##### Given information #####

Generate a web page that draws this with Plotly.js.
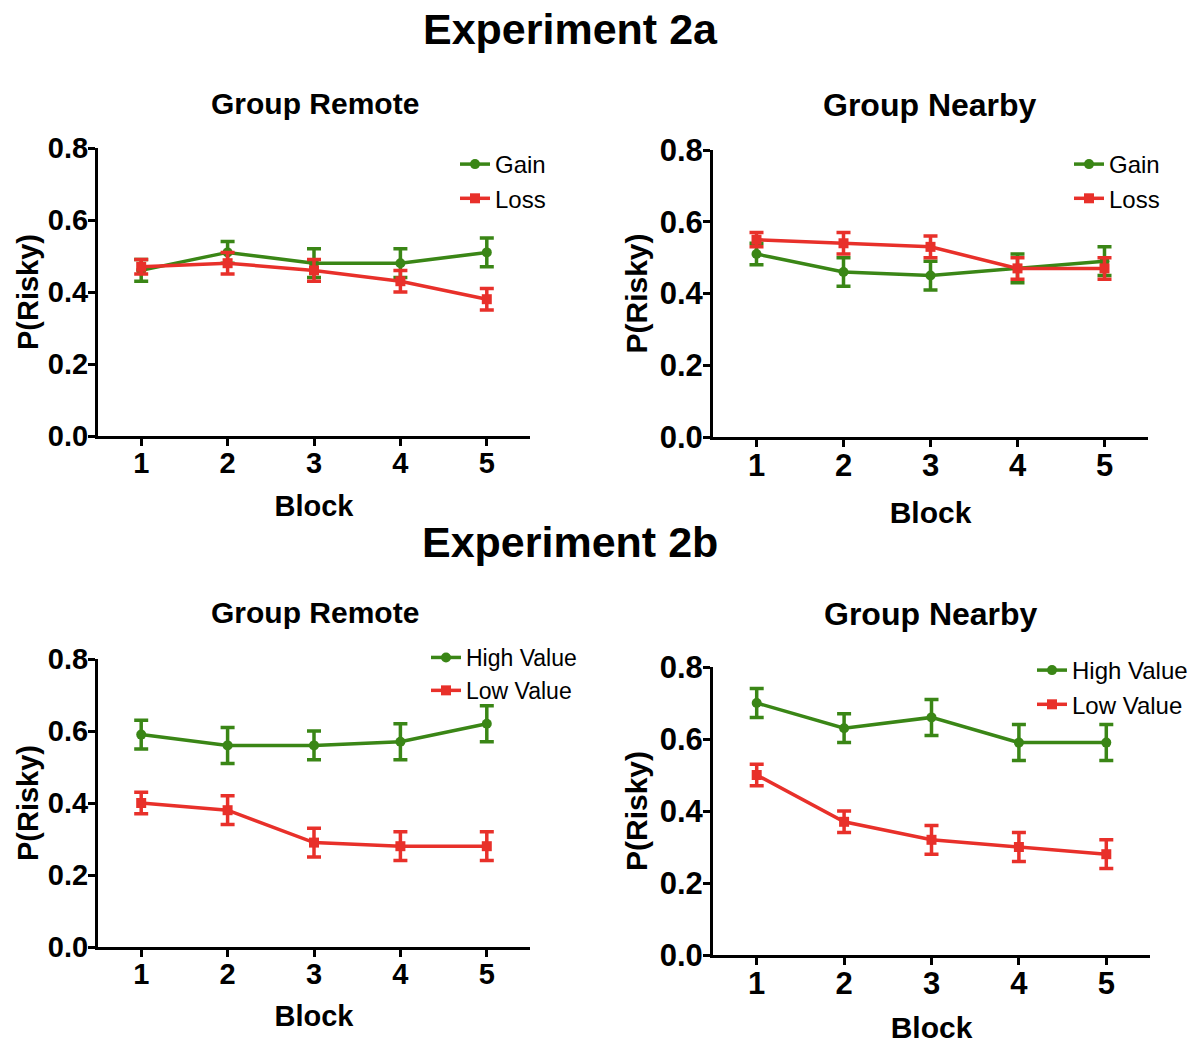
<!DOCTYPE html>
<html>
<head>
<meta charset="utf-8">
<script src="https://cdn.plot.ly/plotly-3.0.1.min.js"></script>
<style>html,body{margin:0;padding:0;background:#fff;}#chart{width:1197px;height:1044px;}</style>
</head>
<body>
<div id="chart"></div>
<script>
// ---- data ----
const blocks = [1, 2, 3, 4, 5];
const tickLabels = ['1', '2', '3', '4', '5'];
const yTicks = [0, 0.2, 0.4, 0.6, 0.8];
const yTickLabels = ['0.0', '0.2', '0.4', '0.6', '0.8'];

// Experiment 2a - Group Remote
const e2aRemoteGain = [0.46, 0.51, 0.48, 0.48, 0.51];
const e2aRemoteGainErr = [0.03, 0.03, 0.04, 0.04, 0.04];
const e2aRemoteLoss = [0.47, 0.48, 0.46, 0.43, 0.38];
const e2aRemoteLossErr = [0.02, 0.03, 0.03, 0.03, 0.03];
// Experiment 2a - Group Nearby
const e2aNearbyGain = [0.51, 0.46, 0.45, 0.47, 0.49];
const e2aNearbyGainErr = [0.03, 0.04, 0.04, 0.04, 0.04];
const e2aNearbyLoss = [0.55, 0.54, 0.53, 0.47, 0.47];
const e2aNearbyLossErr = [0.02, 0.03, 0.03, 0.03, 0.03];
// Experiment 2b - Group Remote
const e2bRemoteHigh = [0.59, 0.56, 0.56, 0.57, 0.62];
const e2bRemoteHighErr = [0.04, 0.05, 0.04, 0.05, 0.05];
const e2bRemoteLow = [0.40, 0.38, 0.29, 0.28, 0.28];
const e2bRemoteLowErr = [0.03, 0.04, 0.04, 0.04, 0.04];
// Experiment 2b - Group Nearby
const e2bNearbyHigh = [0.70, 0.63, 0.66, 0.59, 0.59];
const e2bNearbyHighErr = [0.04, 0.04, 0.05, 0.05, 0.05];
const e2bNearbyLow = [0.50, 0.37, 0.32, 0.30, 0.28];
const e2bNearbyLowErr = [0.03, 0.03, 0.04, 0.04, 0.04];

// ---- styles ----
const GREEN = '#3a8616';
const RED = '#e8302a';
const FONT = 'Liberation Sans, Arial, Helvetica, sans-serif';

function series(name, y, err, color, symbol, xa, ya, legend) {
  return {
    type: 'scatter', mode: 'lines+markers', name: name,
    x: blocks, y: y, xaxis: xa, yaxis: ya, legend: legend,
    line: {color: color, width: 3.5},
    marker: {color: color, symbol: symbol, size: 10},
    error_y: {type: 'data', array: err, visible: true, color: color, thickness: 3.5, width: 7},
    cliponaxis: false
  };
}

const data = [
  series('Gain', e2aRemoteGain, e2aRemoteGainErr, GREEN, 'circle', 'x', 'y', 'legend'),
  series('Loss', e2aRemoteLoss, e2aRemoteLossErr, RED, 'square', 'x', 'y', 'legend'),
  series('Gain', e2aNearbyGain, e2aNearbyGainErr, GREEN, 'circle', 'x2', 'y2', 'legend2'),
  series('Loss', e2aNearbyLoss, e2aNearbyLossErr, RED, 'square', 'x2', 'y2', 'legend2'),
  series('High Value', e2bRemoteHigh, e2bRemoteHighErr, GREEN, 'circle', 'x3', 'y3', 'legend3'),
  series('Low Value', e2bRemoteLow, e2bRemoteLowErr, RED, 'square', 'x3', 'y3', 'legend3'),
  series('High Value', e2bNearbyHigh, e2bNearbyHighErr, GREEN, 'circle', 'x4', 'y4', 'legend4'),
  series('Low Value', e2bNearbyLow, e2bNearbyLowErr, RED, 'square', 'x4', 'y4', 'legend4')
];

const W = 1197, H = 1044;
function px(x) { return x / W; }
function py(y) { return 1 - y / H; }

function xax(x0, x1, fs, tfs, standoff) {
  return {
    domain: [px(x0), px(x1)], range: [0.5, 5.5], fixedrange: true,
    tickvals: blocks, ticktext: tickLabels,
    ticks: 'outside', ticklen: 7, tickwidth: 3, tickcolor: '#000',
    ticklabelstandoff: -8,
    showline: true, linewidth: 3, linecolor: '#000', showgrid: false, zeroline: false,
    tickfont: {family: FONT, size: fs, color: '#000', weight: 'bold'},
    title: {text: 'Block', standoff: standoff, font: {family: FONT, size: tfs, color: '#000', weight: 'bold'}}
  };
}
function yax(y0, y1, fs, tfs, anchor, standoff) {
  return {
    domain: [py(y1), py(y0)], range: [0, 0.8], fixedrange: true, anchor: anchor,
    tickvals: yTicks, ticktext: yTickLabels,
    ticks: 'outside', ticklen: 7, tickwidth: 3, tickcolor: '#000',
    ticklabelstandoff: -6,
    showline: true, linewidth: 3, linecolor: '#000', showgrid: false, zeroline: false,
    tickfont: {family: FONT, size: fs, color: '#000', weight: 'bold'},
    title: {text: 'P(Risky)', standoff: standoff, font: {family: FONT, size: tfs, color: '#000', weight: 'bold'}}
  };
}
function leg(xLeft, yTop, fs) {
  return {
    x: px(xLeft), y: py(yTop), xanchor: 'left', yanchor: 'top', xref: 'paper', yref: 'paper',
    bgcolor: 'rgba(0,0,0,0)', borderwidth: 0, itemwidth: 30, tracegroupgap: 0,
    font: {family: FONT, size: fs, color: '#000'}
  };
}
function ann(text, x, y, size) {
  return {text: text, x: px(x), y: py(y), xref: 'paper', yref: 'paper',
    xanchor: 'center', yanchor: 'middle', showarrow: false,
    font: {family: FONT, size: size, color: '#000', weight: 'bold'}};
}

const layout = {
  width: W, height: H, margin: {l: 0, r: 0, t: 0, b: 0},
  paper_bgcolor: '#fff', plot_bgcolor: '#fff',
  xaxis: xax(98, 530, 29, 29, 18),
  yaxis: yax(148, 436, 29, 29, 'x', 1),
  xaxis2: Object.assign(xax(713, 1148, 31, 30, 20), {anchor: 'y2'}),
  yaxis2: yax(150, 437, 31, 30, 'x2', 4),
  xaxis3: Object.assign(xax(98, 530, 29, 29, 17), {anchor: 'y3'}),
  yaxis3: yax(659, 947, 29, 29, 'x3', 1),
  xaxis4: Object.assign(xax(713, 1150, 31, 30, 24), {anchor: 'y4'}),
  yaxis4: yax(667, 955, 31, 30, 'x4', 4),
  legend: leg(455, 142, 24),
  legend2: leg(1069, 142, 24),
  legend3: leg(426, 636, 23),
  legend4: leg(1032, 648, 24),
  annotations: [
    ann('Experiment 2a', 570, 29, 43),
    ann('Group Remote', 315, 103, 30),
    ann('Group Nearby', 930, 105, 32),
    ann('Experiment 2b', 570, 542, 43),
    ann('Group Remote', 315, 612, 30),
    ann('Group Nearby', 931, 614, 32)
  ]
};
Plotly.newPlot('chart', data, layout, {displayModeBar: false, staticPlot: true});
</script>
</body>
</html>
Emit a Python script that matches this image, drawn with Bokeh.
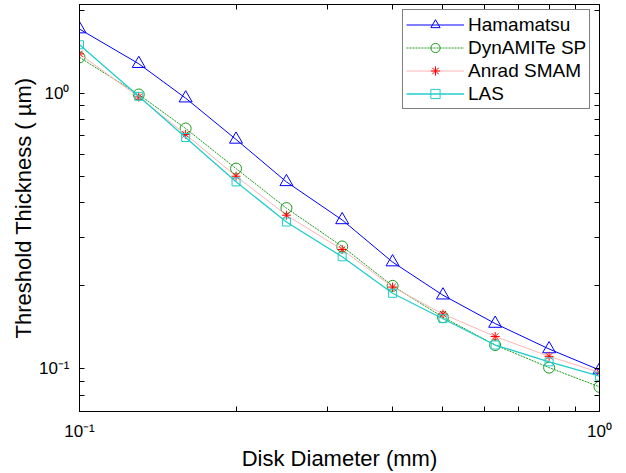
from bokeh.plotting import figure
from bokeh.models import Range1d, FixedTicker, LogAxis, Legend, LegendItem
from bokeh.embed import file_html
from bokeh.resources import INLINE

# Data
diameter = [0.1, 0.13, 0.16, 0.2, 0.25, 0.32, 0.4, 0.5, 0.63, 0.8, 1.0]
hamamatsu = [1.71, 1.28, 0.96, 0.68, 0.477, 0.347, 0.244, 0.185, 0.146, 0.118, 0.099]
dynamite = [1.35, 0.99, 0.745, 0.533, 0.383, 0.278, 0.200, 0.154, 0.122, 0.101, 0.086]
anrad = [1.39, 0.97, 0.709, 0.500, 0.361, 0.271, 0.198, 0.158, 0.131, 0.111, 0.097]
las = [1.50, 0.975, 0.691, 0.477, 0.341, 0.255, 0.188, 0.152, 0.122, 0.106, 0.094]

series_names = ["Hamamatsu", "DynAMITe SP", "Anrad SMAM", "LAS"]

x_major = [0.1, 1.0]
x_minor = [0.2, 0.3, 0.4, 0.5, 0.6, 0.7, 0.8, 0.9]
y_major = [0.1, 1.0]
y_minor = [0.08, 0.09, 0.2, 0.3, 0.4, 0.5, 0.6, 0.7, 0.8, 0.9, 2.0]
x_labels = {0.1: "10\u207b\u00b9", 1.0: "10\u2070"}
y_labels = {0.1: "10\u207b\u00b9", 1.0: "10\u2070"}

FONT = "Liberation Sans"

p = figure(width=626, height=473, x_axis_type="log", y_axis_type="log",
           x_range=Range1d(0.1, 1.0), y_range=Range1d(0.07, 2.1),
           output_backend="svg", toolbar_location=None,
           min_border_left=79, min_border_right=27, min_border_top=4,
           min_border_bottom=61)
p.xgrid.visible = False
p.ygrid.visible = False
p.outline_line_color = "#000000"
p.outline_line_width = 1
p.background_fill_color = "white"
p.border_fill_color = "white"


def style_axis(ax):
    ax.axis_line_color = "#000000"
    ax.major_tick_line_color = "#000000"
    ax.minor_tick_line_color = "#000000"
    ax.major_tick_in = 5
    ax.major_tick_out = 0
    ax.minor_tick_in = 5
    ax.minor_tick_out = 0
    ax.major_label_text_font = FONT
    ax.major_label_text_font_size = "17px"
    ax.major_label_text_color = "#000000"
    ax.axis_label_text_font = FONT
    ax.axis_label_text_font_size = "22px"
    ax.axis_label_text_font_style = "normal"
    ax.axis_label_text_color = "#000000"


xa = p.xaxis[0]
xa.ticker = FixedTicker(ticks=x_major, minor_ticks=x_minor)
xa.major_label_overrides = x_labels
xa.axis_label = "Disk Diameter (mm)"
style_axis(xa)
xa.major_label_standoff = 10
xa.axis_label_standoff = 2

ya = p.yaxis[0]
ya.ticker = FixedTicker(ticks=y_major, minor_ticks=y_minor)
ya.major_label_overrides = y_labels
ya.axis_label = "Threshold Thickness ( \u00b5m)"
style_axis(ya)
ya.major_label_standoff = 10
ya.axis_label_standoff = 0

top = LogAxis(ticker=FixedTicker(ticks=[], minor_ticks=x_major + x_minor))
style_axis(top)
top.major_label_standoff = 0
p.add_layout(top, "above")

right = LogAxis(ticker=FixedTicker(ticks=[], minor_ticks=y_major + y_minor))
style_axis(right)
right.major_label_standoff = 0
p.add_layout(right, "right")

# Series
h_line = p.line(diameter, hamamatsu, line_color="#0000ff", line_width=1)
h_mark = p.scatter(diameter, hamamatsu, marker="triangle", size=13,
                   line_color="#0000ff", fill_alpha=0, line_width=1)

d_line = p.line(diameter, dynamite, line_color="#1a9a1a", line_width=1,
                line_dash="2 1")
d_mark = p.scatter(diameter, dynamite, marker="circle", size=11,
                   line_color="#1a9a1a", fill_alpha=0, line_width=1)

a_line = p.line(diameter, anrad, line_color="#ffb4b4", line_width=1)
a_mark = p.scatter(diameter, anrad, marker="asterisk", size=9,
                   line_color="#ff0000", line_width=1)

l_line = p.line(diameter, las, line_color="#22cccc", line_width=1.3)
l_mark = p.scatter(diameter, las, marker="square", size=8,
                   line_color="#22cccc", fill_alpha=0, line_width=1)

legend = Legend(items=[
    LegendItem(label=series_names[0], renderers=[h_line, h_mark]),
    LegendItem(label=series_names[1], renderers=[d_line, d_mark]),
    LegendItem(label=series_names[2], renderers=[a_line, a_mark]),
    LegendItem(label=series_names[3], renderers=[l_line, l_mark]),
], location=(323, 302))
legend.margin = 0
legend.padding = 3
legend.spacing = 0
legend.label_height = 23
legend.glyph_height = 23
legend.glyph_width = 58
legend.label_standoff = 4
legend.label_text_font = FONT
legend.label_text_font_size = "19px"
legend.label_text_color = "#000000"
legend.border_line_color = "#000000"
legend.border_line_width = 1
legend.background_fill_color = "white"
legend.background_fill_alpha = 1
p.add_layout(legend)

open("out.html", "w").write(file_html(p, INLINE))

#####

● Problem statement
Give again the lines from "Emit a Python" to "from bokeh.resources import INLINE" exactly, both of those lines included, and do not include any pictures.

● Task result
Emit a Python script that matches this image, drawn with Bokeh.
from bokeh.plotting import figure
from bokeh.models import Range1d, FixedTicker, LogAxis, Legend, LegendItem
from bokeh.embed import file_html
from bokeh.resources import INLINE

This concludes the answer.